-- START Information shown --

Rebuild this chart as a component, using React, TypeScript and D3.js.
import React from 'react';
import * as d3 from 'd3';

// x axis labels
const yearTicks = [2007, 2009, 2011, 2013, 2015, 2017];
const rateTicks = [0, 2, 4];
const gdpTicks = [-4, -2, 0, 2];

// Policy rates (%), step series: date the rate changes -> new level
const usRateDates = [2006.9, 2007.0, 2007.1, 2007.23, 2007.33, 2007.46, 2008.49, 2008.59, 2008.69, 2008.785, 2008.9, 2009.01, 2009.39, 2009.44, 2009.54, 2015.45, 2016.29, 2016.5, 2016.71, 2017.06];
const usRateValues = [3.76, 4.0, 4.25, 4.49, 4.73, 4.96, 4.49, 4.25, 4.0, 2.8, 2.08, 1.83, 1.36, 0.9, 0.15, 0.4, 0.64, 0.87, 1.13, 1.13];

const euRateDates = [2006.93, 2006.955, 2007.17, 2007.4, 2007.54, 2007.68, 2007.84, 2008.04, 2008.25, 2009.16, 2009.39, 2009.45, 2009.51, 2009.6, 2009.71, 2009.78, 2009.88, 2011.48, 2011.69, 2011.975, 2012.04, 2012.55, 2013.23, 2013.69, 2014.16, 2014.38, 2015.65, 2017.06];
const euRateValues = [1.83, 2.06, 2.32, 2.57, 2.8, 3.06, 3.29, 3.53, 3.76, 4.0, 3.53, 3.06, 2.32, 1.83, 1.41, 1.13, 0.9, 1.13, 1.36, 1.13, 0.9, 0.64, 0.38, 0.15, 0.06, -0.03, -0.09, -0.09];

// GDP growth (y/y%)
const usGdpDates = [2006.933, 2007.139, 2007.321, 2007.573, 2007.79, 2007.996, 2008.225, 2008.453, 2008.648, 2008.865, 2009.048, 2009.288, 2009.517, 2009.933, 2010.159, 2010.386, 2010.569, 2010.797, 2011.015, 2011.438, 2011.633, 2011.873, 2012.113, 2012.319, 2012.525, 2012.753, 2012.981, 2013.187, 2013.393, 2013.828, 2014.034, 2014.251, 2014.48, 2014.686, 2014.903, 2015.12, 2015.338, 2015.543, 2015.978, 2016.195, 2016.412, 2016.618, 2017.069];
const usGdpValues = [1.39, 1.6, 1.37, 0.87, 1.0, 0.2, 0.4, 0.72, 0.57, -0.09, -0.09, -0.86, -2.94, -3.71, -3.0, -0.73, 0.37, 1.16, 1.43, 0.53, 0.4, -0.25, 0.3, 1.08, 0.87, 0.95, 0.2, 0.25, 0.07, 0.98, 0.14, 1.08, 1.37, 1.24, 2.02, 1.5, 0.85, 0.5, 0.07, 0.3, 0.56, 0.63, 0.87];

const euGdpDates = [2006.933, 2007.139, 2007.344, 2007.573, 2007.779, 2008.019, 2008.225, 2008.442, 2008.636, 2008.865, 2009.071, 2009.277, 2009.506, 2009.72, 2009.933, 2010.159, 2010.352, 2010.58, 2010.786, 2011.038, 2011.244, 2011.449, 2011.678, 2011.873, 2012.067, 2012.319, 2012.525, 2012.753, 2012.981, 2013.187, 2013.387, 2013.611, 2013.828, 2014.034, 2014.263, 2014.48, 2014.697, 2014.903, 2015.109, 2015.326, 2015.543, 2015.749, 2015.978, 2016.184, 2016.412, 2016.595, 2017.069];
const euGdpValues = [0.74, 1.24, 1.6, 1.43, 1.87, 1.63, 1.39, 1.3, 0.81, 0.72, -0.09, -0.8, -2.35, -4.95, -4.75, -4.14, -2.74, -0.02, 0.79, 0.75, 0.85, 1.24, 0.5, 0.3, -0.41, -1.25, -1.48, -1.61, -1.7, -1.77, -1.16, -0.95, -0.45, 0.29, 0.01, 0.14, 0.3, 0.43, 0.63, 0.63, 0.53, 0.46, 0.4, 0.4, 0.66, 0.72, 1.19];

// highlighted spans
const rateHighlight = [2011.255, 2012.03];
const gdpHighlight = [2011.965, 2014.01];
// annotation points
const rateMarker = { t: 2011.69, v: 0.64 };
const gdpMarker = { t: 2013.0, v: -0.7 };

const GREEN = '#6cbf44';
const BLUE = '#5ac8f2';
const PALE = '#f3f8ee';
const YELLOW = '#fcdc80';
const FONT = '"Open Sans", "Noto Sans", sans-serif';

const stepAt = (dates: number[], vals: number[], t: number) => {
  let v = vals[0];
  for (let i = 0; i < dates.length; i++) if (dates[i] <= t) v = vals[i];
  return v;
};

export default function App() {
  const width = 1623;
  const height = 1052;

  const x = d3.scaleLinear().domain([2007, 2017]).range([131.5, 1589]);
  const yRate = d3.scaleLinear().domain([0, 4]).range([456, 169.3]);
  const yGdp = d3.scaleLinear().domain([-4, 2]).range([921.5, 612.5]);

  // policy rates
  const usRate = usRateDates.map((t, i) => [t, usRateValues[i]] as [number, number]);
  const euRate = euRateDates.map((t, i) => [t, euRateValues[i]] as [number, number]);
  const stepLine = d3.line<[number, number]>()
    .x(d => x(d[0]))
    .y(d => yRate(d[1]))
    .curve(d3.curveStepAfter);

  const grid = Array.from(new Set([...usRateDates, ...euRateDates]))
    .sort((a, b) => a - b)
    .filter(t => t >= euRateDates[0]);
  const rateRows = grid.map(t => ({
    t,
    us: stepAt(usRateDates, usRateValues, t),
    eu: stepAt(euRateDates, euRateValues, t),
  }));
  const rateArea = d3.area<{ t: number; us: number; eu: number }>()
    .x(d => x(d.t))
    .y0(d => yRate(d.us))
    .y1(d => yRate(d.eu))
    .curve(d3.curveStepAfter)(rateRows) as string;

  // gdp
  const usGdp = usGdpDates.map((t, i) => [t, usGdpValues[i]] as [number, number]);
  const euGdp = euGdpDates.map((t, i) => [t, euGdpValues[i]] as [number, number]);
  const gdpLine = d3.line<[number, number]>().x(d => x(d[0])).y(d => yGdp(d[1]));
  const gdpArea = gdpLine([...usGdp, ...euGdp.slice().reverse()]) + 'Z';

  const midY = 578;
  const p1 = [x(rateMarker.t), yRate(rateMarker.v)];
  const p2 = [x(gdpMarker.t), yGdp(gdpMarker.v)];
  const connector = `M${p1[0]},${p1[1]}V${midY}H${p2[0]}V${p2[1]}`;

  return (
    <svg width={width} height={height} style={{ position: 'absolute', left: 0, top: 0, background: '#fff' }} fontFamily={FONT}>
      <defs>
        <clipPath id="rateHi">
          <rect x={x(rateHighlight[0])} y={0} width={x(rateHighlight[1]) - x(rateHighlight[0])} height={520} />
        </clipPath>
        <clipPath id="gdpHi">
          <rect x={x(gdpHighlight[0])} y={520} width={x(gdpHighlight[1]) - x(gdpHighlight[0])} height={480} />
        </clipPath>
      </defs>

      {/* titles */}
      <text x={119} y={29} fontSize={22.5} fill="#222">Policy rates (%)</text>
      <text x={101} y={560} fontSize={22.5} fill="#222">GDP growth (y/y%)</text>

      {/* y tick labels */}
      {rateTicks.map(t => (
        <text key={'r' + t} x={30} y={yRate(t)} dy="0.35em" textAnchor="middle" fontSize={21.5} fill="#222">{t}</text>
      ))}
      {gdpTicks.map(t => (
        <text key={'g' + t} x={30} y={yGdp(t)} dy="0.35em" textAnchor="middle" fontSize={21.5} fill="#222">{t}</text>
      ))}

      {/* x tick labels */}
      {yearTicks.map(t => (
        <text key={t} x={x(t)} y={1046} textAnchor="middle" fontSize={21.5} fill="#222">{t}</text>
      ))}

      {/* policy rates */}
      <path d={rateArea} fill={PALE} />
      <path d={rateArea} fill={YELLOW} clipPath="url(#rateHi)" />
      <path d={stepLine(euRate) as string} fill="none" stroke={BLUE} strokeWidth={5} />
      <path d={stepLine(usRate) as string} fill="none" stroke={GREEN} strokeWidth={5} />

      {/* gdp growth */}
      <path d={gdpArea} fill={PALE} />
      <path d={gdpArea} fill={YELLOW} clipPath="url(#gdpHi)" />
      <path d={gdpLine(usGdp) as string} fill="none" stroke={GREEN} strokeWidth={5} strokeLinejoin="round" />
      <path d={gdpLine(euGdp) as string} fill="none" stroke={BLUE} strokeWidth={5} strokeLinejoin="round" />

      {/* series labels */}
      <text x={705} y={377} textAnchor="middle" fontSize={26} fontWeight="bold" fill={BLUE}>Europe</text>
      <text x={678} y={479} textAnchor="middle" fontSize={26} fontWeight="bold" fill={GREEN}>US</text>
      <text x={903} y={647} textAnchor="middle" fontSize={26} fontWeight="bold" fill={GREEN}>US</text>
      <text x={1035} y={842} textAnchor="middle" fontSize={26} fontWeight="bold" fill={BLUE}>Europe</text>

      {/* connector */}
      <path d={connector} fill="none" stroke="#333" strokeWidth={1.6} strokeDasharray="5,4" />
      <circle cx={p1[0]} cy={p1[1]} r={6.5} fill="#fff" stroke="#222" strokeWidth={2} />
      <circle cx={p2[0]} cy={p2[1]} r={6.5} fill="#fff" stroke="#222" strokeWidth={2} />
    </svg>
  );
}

-- END Information shown --

Begin with the first line of the data above and, please, print each line exactly until you have printed the line containing "const gdpTicks = [-4, -2, 0, 2];"; print nothing else.

▶ _Solution_:
Rebuild this chart as a component, using React, TypeScript and D3.js.
import React from 'react';
import * as d3 from 'd3';

// x axis labels
const yearTicks = [2007, 2009, 2011, 2013, 2015, 2017];
const rateTicks = [0, 2, 4];
const gdpTicks = [-4, -2, 0, 2];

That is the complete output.